# RECORDS FOR THE EXERCISE
START
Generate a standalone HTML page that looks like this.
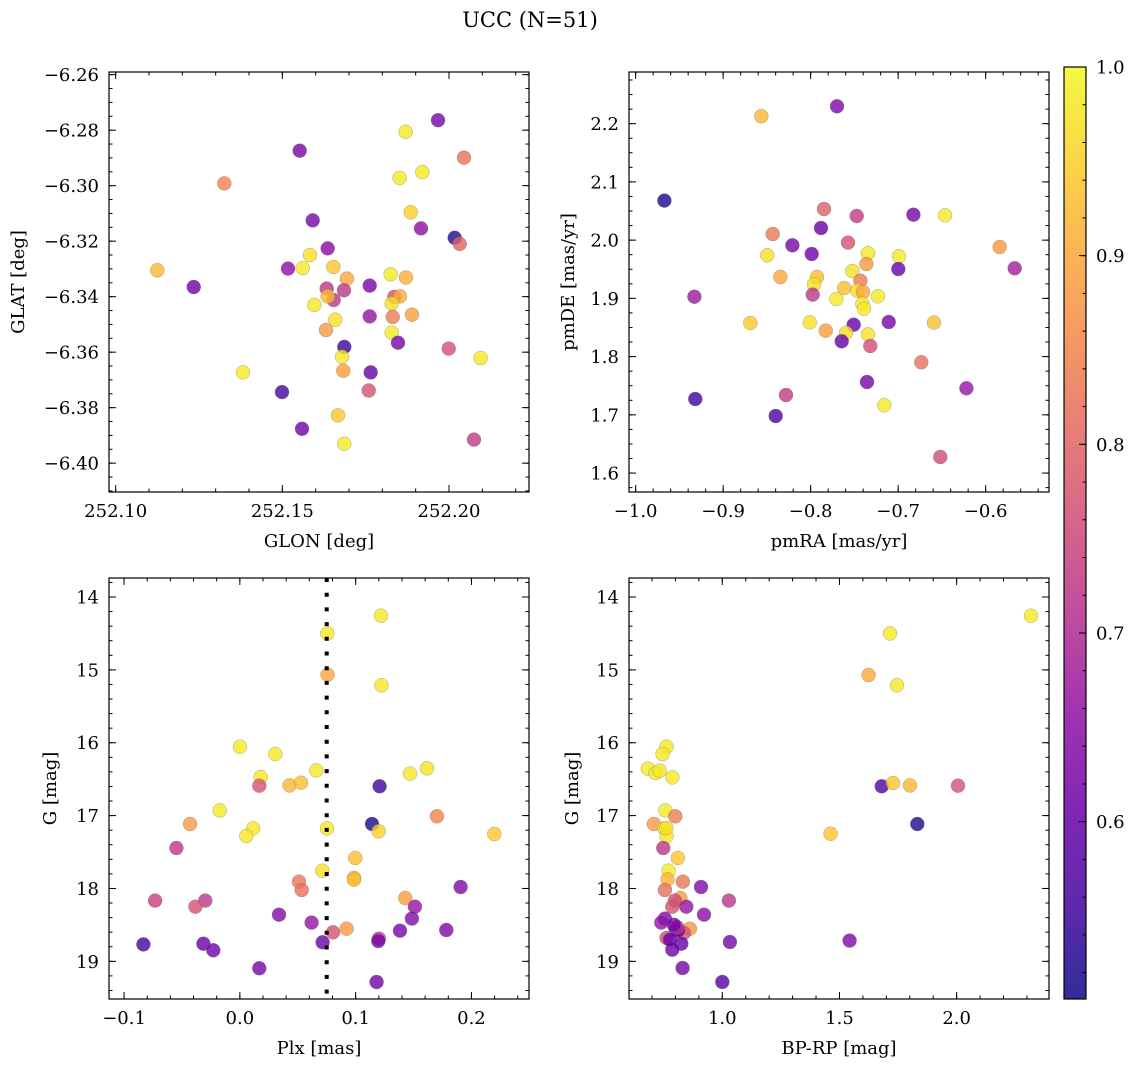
<!DOCTYPE html>
<html><head><meta charset="utf-8"><style>
html,body{margin:0;padding:0;background:#fff;}
svg{display:block;font-family:"DejaVu Serif","Liberation Serif",serif;}
</style></head><body>
<svg id="fig" width="1136" height="1067" viewBox="0 0 1136 1067" xmlns="http://www.w3.org/2000/svg">
<defs><linearGradient id="cbgrad" x1="0" y1="1" x2="0" y2="0"></linearGradient></defs>
<text x="530" y="27" font-size="21" text-anchor="middle">UCC (N=51)</text>
</svg>
<script>
// ---- Panel A: sky positions ----
const glon=[252.1967,252.1870,252.1552,252.2045,252.1326,252.1920,252.1852,252.1885,252.1591,252.1916,252.2017,252.2032,252.1636,252.1583,252.1125,252.1517,252.1561,252.1653,252.1234,252.1694,252.1825,252.1871,252.1762,252.1633,252.1685,252.1654,252.1636,252.1836,252.1853,252.1828,252.1596,252.1762,252.1831,252.1889,252.1659,252.1631,252.1828,252.1847,252.1686,252.1999,252.1679,252.2095,252.1382,252.1683,252.1765,252.1499,252.1759,252.1667,252.1559,252.1686,252.2075];
const glat=[-6.2764,-6.2806,-6.2874,-6.2899,-6.2992,-6.2951,-6.2972,-6.3096,-6.3125,-6.3154,-6.3188,-6.3210,-6.3226,-6.3250,-6.3305,-6.3299,-6.3297,-6.3293,-6.3365,-6.3335,-6.3319,-6.3331,-6.3360,-6.3371,-6.3377,-6.3412,-6.3399,-6.3401,-6.3399,-6.3425,-6.3430,-6.3471,-6.3473,-6.3465,-6.3483,-6.3520,-6.3530,-6.3566,-6.3581,-6.3587,-6.3617,-6.3621,-6.3673,-6.3667,-6.3673,-6.3744,-6.3738,-6.3828,-6.3876,-6.3930,-6.3915];
const probA=[0.62,0.98,0.62,0.82,0.85,0.98,0.98,0.95,0.62,0.65,0.52,0.80,0.64,0.97,0.92,0.65,0.98,0.94,0.61,0.90,0.98,0.91,0.62,0.72,0.72,0.72,0.93,0.76,0.91,0.97,0.98,0.66,0.84,0.89,0.97,0.88,0.98,0.62,0.55,0.77,0.98,0.98,0.98,0.89,0.60,0.56,0.77,0.94,0.61,0.98,0.73];
// ---- Panel B: proper motions ----
const pmra=[-0.7699,-0.8564,-0.9672,-0.7847,-0.7474,-0.6826,-0.6464,-0.7882,-0.8434,-0.8209,-0.7988,-0.7573,-0.5840,-0.8495,-0.7344,-0.6990,-0.7363,-0.5668,-0.6998,-0.8346,-0.7927,-0.7523,-0.7432,-0.7962,-0.9329,-0.7977,-0.7615,-0.7466,-0.7402,-0.7230,-0.7706,-0.7409,-0.7390,-0.8689,-0.8011,-0.7508,-0.7108,-0.6590,-0.7828,-0.7596,-0.7645,-0.7344,-0.7318,-0.6735,-0.7356,-0.6220,-0.7158,-0.9318,-0.8282,-0.8400,-0.6518];
const pmde=[2.2298,2.2126,2.0678,2.0535,2.0414,2.0437,2.0426,2.0208,2.0105,1.9911,1.9762,1.9957,1.9882,1.9739,1.9773,1.9722,1.9590,1.9516,1.9504,1.9367,1.9367,1.9470,1.9304,1.9241,1.9029,1.9064,1.9178,1.9132,1.9109,1.9035,1.8989,1.8909,1.8823,1.8577,1.8589,1.8548,1.8594,1.8583,1.8445,1.8405,1.8262,1.8382,1.8182,1.7902,1.7564,1.7455,1.7163,1.7272,1.7341,1.6980,1.6276];
const probB=[0.63,0.92,0.52,0.79,0.73,0.62,0.98,0.60,0.83,0.62,0.61,0.77,0.88,0.97,0.98,0.98,0.88,0.68,0.60,0.90,0.93,0.97,0.84,0.97,0.67,0.72,0.93,0.97,0.90,0.98,0.98,0.98,0.98,0.94,0.97,0.60,0.62,0.93,0.89,0.97,0.60,0.97,0.76,0.82,0.62,0.66,0.98,0.55,0.73,0.56,0.76];
// ---- Panel C: parallax vs G ----
const plx=[0.1219,0.0755,0.0758,0.1222,0.0001,0.0306,0.0660,0.0180,0.0168,0.0430,0.0528,0.1469,0.1616,0.1207,-0.0174,-0.0430,0.0114,0.0056,0.0753,0.1141,0.1199,0.1702,0.2197,-0.0548,0.0997,0.0712,0.0986,0.0986,0.0511,0.0534,0.1906,0.1429,-0.0732,-0.0298,-0.0384,0.1512,0.0338,0.1486,0.0620,0.1383,0.1783,0.0804,0.0922,0.1201,0.1196,0.0715,-0.0833,-0.0315,-0.0229,0.0168,0.1181];
const gC=[14.256,14.499,15.066,15.212,16.054,16.155,16.379,16.470,16.589,16.585,16.548,16.424,16.351,16.598,16.928,17.115,17.175,17.280,17.175,17.115,17.216,17.010,17.253,17.445,17.582,17.756,17.856,17.879,17.907,18.021,17.980,18.131,18.167,18.167,18.250,18.250,18.360,18.414,18.469,18.579,18.570,18.602,18.552,18.689,18.721,18.739,18.767,18.758,18.849,19.096,19.284];
const probC=[0.98,0.98,0.90,0.98,0.98,0.98,0.98,0.98,0.77,0.92,0.93,0.98,0.97,0.55,0.98,0.88,0.98,0.98,0.98,0.52,0.95,0.85,0.94,0.72,0.93,0.97,0.91,0.93,0.83,0.82,0.63,0.89,0.74,0.72,0.77,0.66,0.64,0.63,0.66,0.62,0.63,0.77,0.88,0.72,0.62,0.60,0.56,0.60,0.61,0.62,0.61];
// ---- Panel D: colour vs G ----
const bprp=[2.3172,1.7155,1.6245,1.7454,0.7624,0.7454,0.6828,0.7155,0.7326,0.7866,1.6800,1.7283,1.8009,2.0057,0.7568,0.7994,0.7084,0.7525,0.7624,1.8322,1.4623,0.7482,0.8108,0.7710,0.7667,0.8321,0.7553,0.9090,0.8208,0.7980,1.0284,0.7866,0.8464,0.9218,0.7553,0.7397,0.8009,0.8620,0.8364,0.7624,0.8108,0.8250,0.7866,1.0327,1.5434,0.8307,1.0000,0.7767,0.8080,0.7937,0.7610];
const gD=[14.256,14.499,15.070,15.212,16.054,16.155,16.356,16.415,16.383,16.475,16.598,16.553,16.585,16.589,16.928,17.010,17.115,17.175,17.285,17.115,17.248,17.445,17.582,17.756,17.875,17.907,18.021,17.980,18.131,18.167,18.167,18.250,18.250,18.360,18.414,18.469,18.565,18.552,18.611,18.680,18.579,18.758,18.840,18.735,18.716,19.091,19.284,18.703,18.533,18.497,17.170];
const probD=[0.98,0.98,0.90,0.98,0.98,0.98,0.98,0.98,0.98,0.98,0.57,0.94,0.92,0.77,0.98,0.84,0.88,0.98,0.98,0.52,0.94,0.72,0.94,0.98,0.92,0.83,0.82,0.63,0.89,0.76,0.72,0.77,0.66,0.65,0.63,0.66,0.60,0.88,0.77,0.76,0.60,0.60,0.61,0.62,0.63,0.62,0.58,0.60,0.72,0.62,0.97];
const plxLine=0.075;
const cbTicks=[0.6,0.7,0.8,0.9,1.0];
const vmin=0.506, vmax=1.0;

const NS="http://www.w3.org/2000/svg";
const svg=document.getElementById('fig');
const FS=18;
function mk(tag,attrs,parent){const e=document.createElementNS(NS,tag);for(const k in attrs)e.setAttribute(k,attrs[k]);(parent||svg).appendChild(e);return e;}
const stops=[[0,[13,8,135]],[0.1,[65,4,157]],[0.2,[106,0,168]],[0.3,[143,13,164]],[0.4,[177,42,144]],[0.5,[204,71,120]],[0.6,[225,100,98]],[0.7,[242,132,75]],[0.8,[252,166,54]],[0.9,[252,206,37]],[1,[240,249,33]]];
function plasma(t){t=Math.max(0,Math.min(1,t));for(let i=1;i<stops.length;i++){if(t<=stops[i][0]){const a=stops[i-1],b=stops[i];const f=(t-a[0])/(b[0]-a[0]);const c=a[1].map((v,j)=>Math.round(v+(b[1][j]-v)*f));return 'rgb('+c.join(',')+')';}}return 'rgb(240,249,33)';}
function fmt(v,d){const s=Math.abs(v).toFixed(d);return (v< -1e-9?'\u2212':'')+s;}

function panel(cfg){
  const g=mk('g',{});
  
  
  const {x0,y0,w,h,xmin,xmax,ymin,ymax,inv}=cfg;
  const sx=v=>x0+(v-xmin)/(xmax-xmin)*w;
  const sy=inv?(v=>y0+(v-ymin)/(ymax-ymin)*h):(v=>y0+h-(v-ymin)/(ymax-ymin)*h);
  const pg=mk('g',{},g);
  for(let i=0;i<cfg.xs.length;i++){
    const c=mk('circle',{cx:sx(cfg.xs[i]).toFixed(1),cy:sy(cfg.ys[i]).toFixed(1),r:7,fill:plasma((cfg.ps[i]-vmin)/(vmax-vmin)),'fill-opacity':0.8,stroke:'#777','stroke-opacity':0.6,'stroke-width':0.5},pg);
    
    
  }
  if(cfg.vline!==undefined){
    const l=mk('line',{x1:sx(cfg.vline),x2:sx(cfg.vline),y1:y0,y2:y0+h,stroke:'#000','stroke-width':4,'stroke-dasharray':'4 10.7'},g);
    
    
  }
  const fr=mk('rect',{x:x0,y:y0,width:w,height:h,fill:'none',stroke:'#000','stroke-width':1.2},g);
  
  
  const tk=mk('g',{stroke:'#000','stroke-width':1},g);
  const eps=1e-9;
  for(let v=Math.ceil(xmin/cfg.xmin_step-eps)*cfg.xmin_step;v<=xmax+eps;v+=cfg.xmin_step){const X=sx(v);mk('line',{x1:X,x2:X,y1:y0+h,y2:y0+h-3.5},tk);mk('line',{x1:X,x2:X,y1:y0,y2:y0+3.5},tk);}
  for(let v=Math.ceil(ymin/cfg.ymin_step-eps)*cfg.ymin_step;v<=ymax+eps;v+=cfg.ymin_step){const Y=sy(v);mk('line',{x1:x0,x2:x0+3.5,y1:Y,y2:Y},tk);mk('line',{x1:x0+w,x2:x0+w-3.5,y1:Y,y2:Y},tk);}
  cfg.xt.forEach(v=>{const X=sx(v);mk('line',{x1:X,x2:X,y1:y0+h,y2:y0+h-7},tk);mk('line',{x1:X,x2:X,y1:y0,y2:y0+7},tk);
    const t=mk('text',{x:X,y:y0+h+25,'font-size':FS,'text-anchor':'middle'},g);t.textContent=fmt(v,cfg.xd);
    });
  cfg.yt.forEach(v=>{const Y=sy(v);mk('line',{x1:x0,x2:x0+7,y1:Y,y2:Y},tk);mk('line',{x1:x0+w,x2:x0+w-7,y1:Y,y2:Y},tk);
    const t=mk('text',{x:x0-10,y:Y+6.5,'font-size':FS,'text-anchor':'end'},g);t.textContent=fmt(v,cfg.yd);
    });
  const xl=mk('text',{x:x0+w/2,y:y0+h+55,'font-size':FS,'text-anchor':'middle'},g);xl.textContent=cfg.xlabel;
  
  const yl=mk('text',{x:0,y:0,'font-size':FS,'text-anchor':'middle',transform:`translate(${cfg.ylx},${y0+h/2}) rotate(-90)`},g);yl.textContent=cfg.ylabel;
  
}
function range(a,b,s){const r=[];for(let v=a;v<=b+1e-9;v+=s)r.push(+v.toFixed(6));return r;}

panel({name:'sky-position-panel',x0:109,y0:72,w:420,h:420,xmin:252.098,xmax:252.224,ymin:-6.41039,ymax:-6.25904,inv:false,
  xs:glon,ys:glat,ps:probA,xt:range(252.10,252.20,0.05),yt:range(-6.40,-6.26,0.02),xd:2,yd:2,xmin_step:0.01,ymin_step:0.005,
  xlabel:'GLON [deg]',ylabel:'GLAT [deg]',ylx:24});
panel({name:'proper-motion-panel',x0:629,y0:72,w:420,h:420,xmin:-1.0076,xmax:-0.5276,ymin:1.5675,ymax:2.2887,inv:false,
  xs:pmra,ys:pmde,ps:probB,xt:range(-1.0,-0.6,0.1),yt:range(1.6,2.2,0.1),xd:1,yd:1,xmin_step:0.02,ymin_step:0.025,
  xlabel:'pmRA [mas/yr]',ylabel:'pmDE [mas/yr]',ylx:574});
panel({name:'parallax-magnitude-panel',x0:109,y0:578,w:420,h:421,xmin:-0.113,xmax:0.2497,ymin:13.739,ymax:19.517,inv:true,
  xs:plx,ys:gC,ps:probC,xt:range(-0.1,0.2,0.1),yt:range(14,19,1),xd:1,yd:0,xmin_step:0.02,ymin_step:0.2,
  xlabel:'Plx [mas]',ylabel:'G [mag]',ylx:56,vline:plxLine});
panel({name:'color-magnitude-panel',x0:629,y0:578,w:420,h:421,xmin:0.602,xmax:2.394,ymin:13.739,ymax:19.517,inv:true,
  xs:bprp,ys:gD,ps:probD,xt:range(1.0,2.0,0.5),yt:range(14,19,1),xd:1,yd:0,xmin_step:0.1,ymin_step:0.2,
  xlabel:'BP-RP [mag]',ylabel:'G [mag]',ylx:578});

const grad=document.getElementById('cbgrad');
for(let i=0;i<=20;i++){const t=i/20;mk('stop',{offset:t,'stop-color':plasma(t)},grad);}
const cb=mk('g',{});


const cx0=1064,cy0=67,cw=22,ch=932;
mk('rect',{x:cx0,y:cy0,width:cw,height:ch,fill:'url(#cbgrad)','fill-opacity':0.85},cb);
mk('rect',{x:cx0,y:cy0,width:cw,height:ch,fill:'none',stroke:'#000','stroke-width':1.2},cb);
const cy=v=>cy0+ch-(v-vmin)/(vmax-vmin)*ch;
for(let v=0.52;v<=1.0001;v+=0.02){mk('line',{x1:cx0+cw,x2:cx0+cw-3.5,y1:cy(v),y2:cy(v),stroke:'#000'},cb);}
cbTicks.forEach(v=>{mk('line',{x1:cx0+cw,x2:cx0+cw-7,y1:cy(v),y2:cy(v),stroke:'#000'},cb);
  const t=mk('text',{x:cx0+cw+10,y:cy(v)+6.5,'font-size':FS},cb);t.textContent=v.toFixed(1);
  });
</script>
</body></html>
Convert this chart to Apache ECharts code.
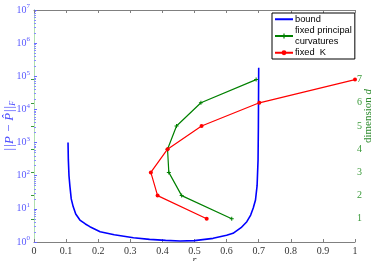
END
# WHAT TO PRODUCE
In the records above, find each line holding "this" and copy it.

# CORRECT RESULT
Generate a standalone HTML page that looks like this.
Convert this chart to Apache ECharts code.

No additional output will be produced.